Model Merging on Loss Landscape: A Geometry Perspective
Lu, Juanwu, Bhaskar, Anand, Axelrod, Brian, Tolstaya, Ekaterina, Emrich, Tristan
Model merging offers a promising avenue for knowledge integration and parallel development without retraining. Yet, existing methods either ignore the geometry of the loss landscape or rely on intractable full-space Hessian approximations. We propose EpiMer, a framework that casts model merging as solving the Fréchet mean on a Riemannian manifold and restricts the computation to a low-rank subspace spanned by the task vectors. With the expected Hessian as the metric, we reveal a connection between local curvature and epistemic uncertainty of the parameters.
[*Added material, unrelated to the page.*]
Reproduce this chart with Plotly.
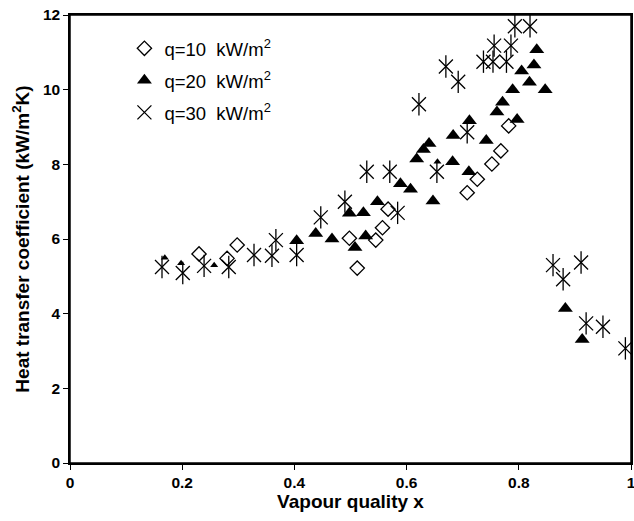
import plotly.graph_objects as go

# q = 10 kW/m2 (open diamonds)
x_q10 = [0.230, 0.280, 0.298, 0.498, 0.512, 0.545, 0.557, 0.567, 0.708, 0.726, 0.752, 0.768, 0.782]
y_q10 = [5.60, 5.48, 5.84, 6.02, 5.22, 5.97, 6.30, 6.80, 7.24, 7.60, 8.01, 8.36, 9.03]

# q = 20 kW/m2 (filled triangles)
x_q20 = [0.404, 0.438, 0.467, 0.498, 0.523, 0.508, 0.527, 0.548, 0.589, 0.607,
         0.618, 0.630, 0.640, 0.647, 0.683, 0.682, 0.711, 0.712, 0.742, 0.761,
         0.771, 0.789, 0.797, 0.805, 0.819, 0.827, 0.832, 0.847, 0.883, 0.913]
y_q20 = [5.95, 6.15, 6.00, 6.69, 6.70, 5.77, 6.08, 7.00, 7.48, 7.33,
         8.14, 8.40, 8.56, 7.02, 8.77, 8.07, 7.80, 9.17, 8.64, 9.40,
         9.66, 10.00, 9.20, 10.50, 10.20, 10.66, 11.07, 10.00, 4.14, 3.31]
# partly hidden (small) q = 20 points
x_q20_small = [0.169, 0.198, 0.257, 0.655]
y_q20_small = [5.50, 5.35, 5.30, 8.07]

# q = 30 kW/m2 (asterisks)
x_q30 = [0.164, 0.201, 0.239, 0.283, 0.328, 0.360, 0.367, 0.404, 0.447, 0.490,
         0.529, 0.570, 0.584, 0.654, 0.622, 0.670, 0.692, 0.708, 0.737, 0.754,
         0.778, 0.756, 0.786, 0.793, 0.820, 0.861, 0.911, 0.879, 0.920, 0.950, 0.990]
y_q30 = [5.25, 5.09, 5.28, 5.25, 5.57, 5.55, 5.97, 5.57, 6.58, 7.00,
         7.80, 7.80, 6.70, 7.80, 9.61, 10.62, 10.21, 8.86, 10.75, 10.75,
         10.75, 11.18, 11.18, 11.70, 11.70, 5.30, 5.37, 4.92, 3.74, 3.65, 3.07]

legend_labels = ["q=10  kW/m<sup>2</sup>", "q=20  kW/m<sup>2</sup>", "q=30  kW/m<sup>2</sup>"]
x_ticks = [0, 0.2, 0.4, 0.6, 0.8, 1]
x_tick_text = ["0", "0.2", "0.4", "0.6", "0.8", "1"]
y_ticks = [0, 2, 4, 6, 8, 10, 12]

FAMILY = "Liberation Sans, Arial, sans-serif"

fig = go.Figure()

fig.add_trace(go.Scatter(
    x=x_q10, y=y_q10, mode="markers", name=legend_labels[0], legendgroup="a",
    marker=dict(symbol="diamond-open", size=11, color="black", line=dict(width=1.3, color="black")),
    cliponaxis=False))

fig.add_trace(go.Scatter(
    x=x_q20, y=y_q20, mode="markers", name=legend_labels[1], legendgroup="b",
    marker=dict(symbol="triangle-up", size=13, color="black", line=dict(width=0)),
    cliponaxis=False))
fig.add_trace(go.Scatter(
    x=x_q20_small, y=y_q20_small, mode="markers", showlegend=False, legendgroup="b",
    marker=dict(symbol="triangle-up", size=7, color="black", line=dict(width=0)),
    cliponaxis=False))

fig.add_trace(go.Scatter(
    x=x_q30, y=y_q30, mode="markers", name=legend_labels[2], legendgroup="c",
    marker=dict(symbol="x-thin-open", size=14, color="black", line=dict(width=1.3, color="black")),
    cliponaxis=False))
fig.add_trace(go.Scatter(
    x=x_q30, y=y_q30, mode="markers", showlegend=False, legendgroup="c",
    marker=dict(symbol="line-ns-open", size=16, color="black", line=dict(width=1.3, color="black")),
    cliponaxis=False))

tick_font = dict(family=FAMILY, size=15.5, color="black")
title_font = dict(family=FAMILY, size=19, color="black")

fig.add_shape(type="rect", xref="paper", yref="paper", x0=0, x1=1, y0=0, y1=1,
              line=dict(color="black", width=1.5), fillcolor="rgba(0,0,0,0)", layer="above")

fig.update_layout(
    width=634, height=521,
    margin=dict(l=70, r=3, t=15, b=58, autoexpand=False),
    paper_bgcolor="white", plot_bgcolor="white",
    font=dict(family=FAMILY, color="black"),
    showlegend=True,
    legend=dict(x=0.097, y=0.967, xanchor="left", yanchor="top",
                bgcolor="rgba(0,0,0,0)", borderwidth=0,
                font=dict(family=FAMILY, size=18.5, color="black"),
                traceorder="grouped", tracegroupgap=5, itemwidth=30),
    xaxis=dict(range=[0, 1], tickvals=x_ticks, ticktext=["<b>%s</b>" % t for t in x_tick_text],
               showgrid=False, zeroline=False, showline=True, linecolor="black", linewidth=1.5,
               mirror=True, ticks="outside", ticklen=5, tickwidth=1.2, tickcolor="black",
               tickfont=tick_font, automargin=False, ticklabeloverflow="allow",
               title=dict(text="<b>Vapour quality x</b>", font=title_font, standoff=0)),
    yaxis=dict(range=[0, 12], tickvals=y_ticks, ticktext=["<b>%d</b>" % t for t in y_ticks],
               showgrid=False, zeroline=False, showline=True, linecolor="black", linewidth=1.5,
               mirror=True, ticks="outside", ticklen=5, tickwidth=1.2, tickcolor="black",
               tickfont=tick_font, automargin=False, ticklabeloverflow="allow",
               title=dict(text="<b>Heat transfer coefficient (kW/m<sup>2</sup>K)</b>", font=title_font, standoff=8)),
)

fig.write_html("out.html", config={"displayModeBar": False},
               post_script="document.body.style.margin='0px';")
Our theoretical analysis decomposes the merging error bound into the subspace Fréchet variance and the residual energy, and provides a closed-form characterization of when curvature-aware merging provably outperforms flat-geometry methods. In addition, our framework unifies both curvature-aware methods and recent spectral methods as special cases of the subspace Fréchet mean with different geometric metrics. Merging fine-tuned CLIP-ViT models on eight image classification tasks, Epistemic Merging strictly outperforms the baselines on all three CLIP-ViT backbones at matched rank, improving the across-task average accuracy and worst-task accuracy on every backbone.